Prompt —
Copy the data that follows, character for character, minus the pictures.

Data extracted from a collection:
------------------------

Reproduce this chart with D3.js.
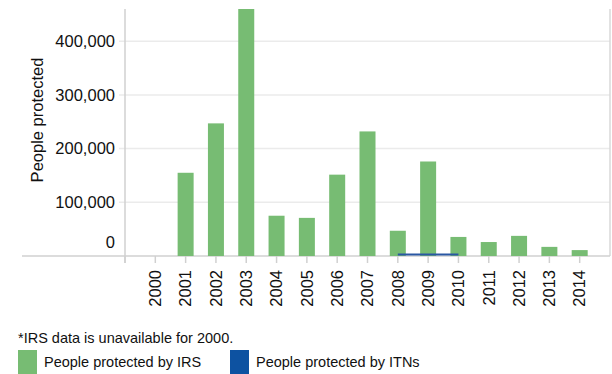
<!DOCTYPE html>
<html>
<head>
<meta charset="utf-8">
<script src="https://cdn.jsdelivr.net/npm/d3@7"></script>
<style>
  body { margin: 0; background: #fff; }
  svg { font-family: "Liberation Sans", Arial, sans-serif; display: block; }
</style>
</head>
<body>
<svg width="612" height="374"></svg>
<script>
// data
var years = [2000, 2001, 2002, 2003, 2004, 2005, 2006, 2007, 2008, 2009, 2010, 2011, 2012, 2013, 2014];
var irs = [null, 155000, 247000, 460000, 75000, 71000, 151500, 232000, 47000, 176000, 35500, 26000, 37500, 17000, 11000];
var itnYears = [2008, 2009, 2010];
var itn = [3000, 3000, 3000];
var yTicks = [0, 100000, 200000, 300000, 400000];

var svg = d3.select("svg");
var plotL = 125, plotR = 610, plotT = 9, plotB = 256;

var x = d3.scaleLinear().domain([1999, 2015]).range([plotL, plotR]);
var y = d3.scaleLinear().domain([0, 460000]).range([plotB, plotT]);

var green = "#77bc73", blue = "#0d52a1";
var fmt = d3.format(",");

// grid
svg.append("g")
  .selectAll("line")
  .data(yTicks.filter(function(d) { return d > 0; }))
  .enter().append("line")
    .attr("x1", plotL - 6).attr("x2", plotR)
    .attr("y1", function(d) { return y(d); })
    .attr("y2", function(d) { return y(d); })
    .attr("stroke", "#ebebeb")
    .attr("stroke-width", 1.5);

// y labels
svg.append("g")
  .attr("font-size", 16.5)
  .attr("text-anchor", "end")
  .selectAll("text")
  .data(yTicks)
  .enter().append("text")
    .attr("x", plotL - 10)
    .attr("y", function(d) { return d === 0 ? y(d) - 8 : y(d); })
    .attr("dy", function(d) { return d === 0 ? "0" : "0.35em"; })
    .attr("fill", "#111")
    .text(fmt);

// axis frame
svg.append("line").attr("x1", plotL).attr("x2", plotL).attr("y1", plotT).attr("y2", plotB + 7)
  .attr("stroke", "#d0d0d0").attr("stroke-width", 1.5);
svg.append("line").attr("x1", plotR).attr("x2", plotR).attr("y1", plotT).attr("y2", plotB)
  .attr("stroke", "#d8d8d8").attr("stroke-width", 1.5);
svg.append("line").attr("x1", 22).attr("x2", plotR).attr("y1", plotB).attr("y2", plotB)
  .attr("stroke", "#d0d0d0").attr("stroke-width", 1.5);

// x ticks
svg.append("g")
  .selectAll("line")
  .data(d3.range(1999, 2015))
  .enter().append("line")
    .attr("x1", function(d) { return x(d); })
    .attr("x2", function(d) { return x(d); })
    .attr("y1", plotB).attr("y2", plotB + 7)
    .attr("stroke", "#d0d0d0")
    .attr("stroke-width", 1.5);

// bars
svg.append("g")
  .selectAll("rect")
  .data(years.map(function(d, i) { return {year: d, v: irs[i]}; }).filter(function(d) { return d.v != null; }))
  .enter().append("rect")
    .attr("x", function(d) { return x(d.year) - 8; })
    .attr("width", 16)
    .attr("y", function(d) { return y(d.v); })
    .attr("height", function(d) { return plotB - y(d.v); })
    .attr("fill", green);

// ITN line
var line = d3.line()
  .x(function(d, i) { return x(itnYears[i]); })
  .y(function(d) { return y(d); });
svg.append("path")
  .attr("d", line(itn))
  .attr("fill", "none")
  .attr("stroke", "#2a58a4")
  .attr("stroke-width", 2);

// year labels
svg.append("g")
  .attr("font-size", 16.5)
  .attr("text-anchor", "end")
  .selectAll("text")
  .data(years)
  .enter().append("text")
    .attr("transform", function(d) { return "translate(" + x(d) + "," + 270 + ") rotate(-90)"; })
    .attr("dy", "0.35em")
    .attr("fill", "#111")
    .text(function(d) { return d; });

// y title
svg.append("text")
  .attr("transform", "translate(37,120) rotate(-90)")
  .attr("text-anchor", "middle")
  .attr("dy", "0.35em")
  .attr("font-size", 16.5)
  .attr("fill", "#111")
  .text("People protected");

// footnote
svg.append("text")
  .attr("x", 18).attr("y", 343)
  .attr("font-size", 14.5)
  .attr("fill", "#111")
  .text("*IRS data is unavailable for 2000.");

// legend
var legend = svg.append("g")
  .attr("font-size", 14.5)
  .selectAll("g")
  .data([{label: "People protected by IRS", color: green, x: 18},
         {label: "People protected by ITNs", color: blue, x: 230}])
  .enter().append("g")
    .attr("transform", function(d) { return "translate(" + d.x + ",350)"; });

legend.append("rect")
  .attr("width", 19)
  .attr("height", 24)
  .attr("fill", function(d) { return d.color; });

legend.append("text")
  .attr("x", 26)
  .attr("y", 17)
  .attr("fill", "#111")
  .text(function(d) { return d.label; });
</script>
</body>
</html>
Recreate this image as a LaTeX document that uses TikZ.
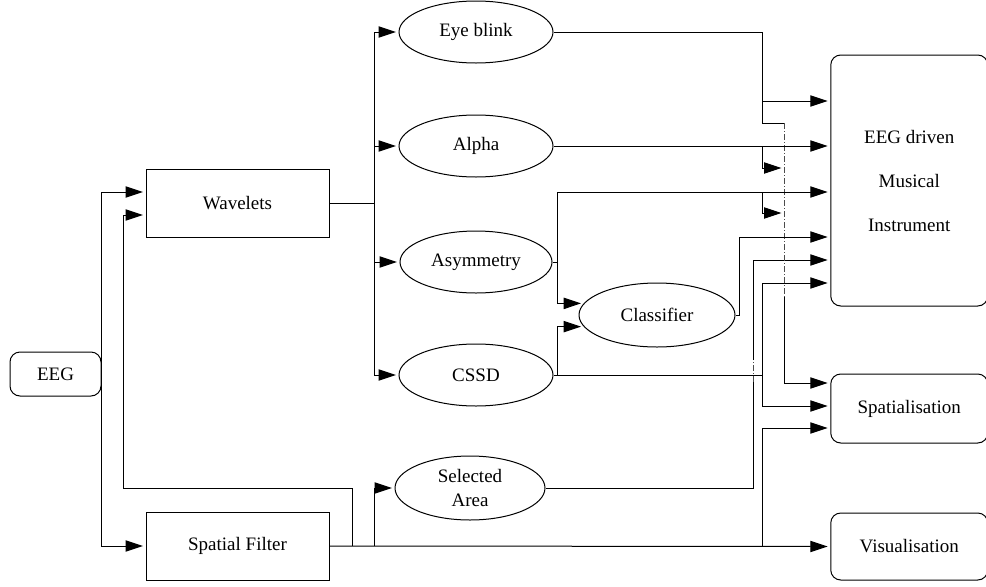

------------------------

Response for this exercise —
Reproduce this chart with D3.js.
<!DOCTYPE html>
<html>
<head>
<meta charset="utf-8">
<script src="https://cdn.jsdelivr.net/npm/d3@7"></script>
<style>
  body { margin: 0; background: #fff; }
  svg { font-family: "Liberation Sans", Arial, sans-serif; display: block; }
</style>
</head>
<body>
<svg width="612" height="374"></svg>
<script>
// data
var years = [2000, 2001, 2002, 2003, 2004, 2005, 2006, 2007, 2008, 2009, 2010, 2011, 2012, 2013, 2014];
var irs = [null, 155000, 247000, 460000, 75000, 71000, 151500, 232000, 47000, 176000, 35500, 26000, 37500, 17000, 11000];
var itnYears = [2008, 2009, 2010];
var itn = [3000, 3000, 3000];
var yTicks = [0, 100000, 200000, 300000, 400000];

var svg = d3.select("svg");
var plotL = 125, plotR = 610, plotT = 9, plotB = 256;

var x = d3.scaleLinear().domain([1999, 2015]).range([plotL, plotR]);
var y = d3.scaleLinear().domain([0, 460000]).range([plotB, plotT]);

var green = "#77bc73", blue = "#0d52a1";
var fmt = d3.format(",");

// grid
svg.append("g")
  .selectAll("line")
  .data(yTicks.filter(function(d) { return d > 0; }))
  .enter().append("line")
    .attr("x1", plotL - 6).attr("x2", plotR)
    .attr("y1", function(d) { return y(d); })
    .attr("y2", function(d) { return y(d); })
    .attr("stroke", "#ebebeb")
    .attr("stroke-width", 1.5);

// y labels
svg.append("g")
  .attr("font-size", 16.5)
  .attr("text-anchor", "end")
  .selectAll("text")
  .data(yTicks)
  .enter().append("text")
    .attr("x", plotL - 10)
    .attr("y", function(d) { return d === 0 ? y(d) - 8 : y(d); })
    .attr("dy", function(d) { return d === 0 ? "0" : "0.35em"; })
    .attr("fill", "#111")
    .text(fmt);

// axis frame
svg.append("line").attr("x1", plotL).attr("x2", plotL).attr("y1", plotT).attr("y2", plotB + 7)
  .attr("stroke", "#d0d0d0").attr("stroke-width", 1.5);
svg.append("line").attr("x1", plotR).attr("x2", plotR).attr("y1", plotT).attr("y2", plotB)
  .attr("stroke", "#d8d8d8").attr("stroke-width", 1.5);
svg.append("line").attr("x1", 22).attr("x2", plotR).attr("y1", plotB).attr("y2", plotB)
  .attr("stroke", "#d0d0d0").attr("stroke-width", 1.5);

// x ticks
svg.append("g")
  .selectAll("line")
  .data(d3.range(1999, 2015))
  .enter().append("line")
    .attr("x1", function(d) { return x(d); })
    .attr("x2", function(d) { return x(d); })
    .attr("y1", plotB).attr("y2", plotB + 7)
    .attr("stroke", "#d0d0d0")
    .attr("stroke-width", 1.5);

// bars
svg.append("g")
  .selectAll("rect")
  .data(years.map(function(d, i) { return {year: d, v: irs[i]}; }).filter(function(d) { return d.v != null; }))
  .enter().append("rect")
    .attr("x", function(d) { return x(d.year) - 8; })
    .attr("width", 16)
    .attr("y", function(d) { return y(d.v); })
    .attr("height", function(d) { return plotB - y(d.v); })
    .attr("fill", green);

// ITN line
var line = d3.line()
  .x(function(d, i) { return x(itnYears[i]); })
  .y(function(d) { return y(d); });
svg.append("path")
  .attr("d", line(itn))
  .attr("fill", "none")
  .attr("stroke", "#2a58a4")
  .attr("stroke-width", 2);

// year labels
svg.append("g")
  .attr("font-size", 16.5)
  .attr("text-anchor", "end")
  .selectAll("text")
  .data(years)
  .enter().append("text")
    .attr("transform", function(d) { return "translate(" + x(d) + "," + 270 + ") rotate(-90)"; })
    .attr("dy", "0.35em")
    .attr("fill", "#111")
    .text(function(d) { return d; });

// y title
svg.append("text")
  .attr("transform", "translate(37,120) rotate(-90)")
  .attr("text-anchor", "middle")
  .attr("dy", "0.35em")
  .attr("font-size", 16.5)
  .attr("fill", "#111")
  .text("People protected");

// footnote
svg.append("text")
  .attr("x", 18).attr("y", 343)
  .attr("font-size", 14.5)
  .attr("fill", "#111")
  .text("*IRS data is unavailable for 2000.");

// legend
var legend = svg.append("g")
  .attr("font-size", 14.5)
  .selectAll("g")
  .data([{label: "People protected by IRS", color: green, x: 18},
         {label: "People protected by ITNs", color: blue, x: 230}])
  .enter().append("g")
    .attr("transform", function(d) { return "translate(" + d.x + ",350)"; });

legend.append("rect")
  .attr("width", 19)
  .attr("height", 24)
  .attr("fill", function(d) { return d.color; });

legend.append("text")
  .attr("x", 26)
  .attr("y", 17)
  .attr("fill", "#111")
  .text(function(d) { return d.label; });
</script>
</body>
</html>
Recreate this image as a LaTeX document that uses TikZ.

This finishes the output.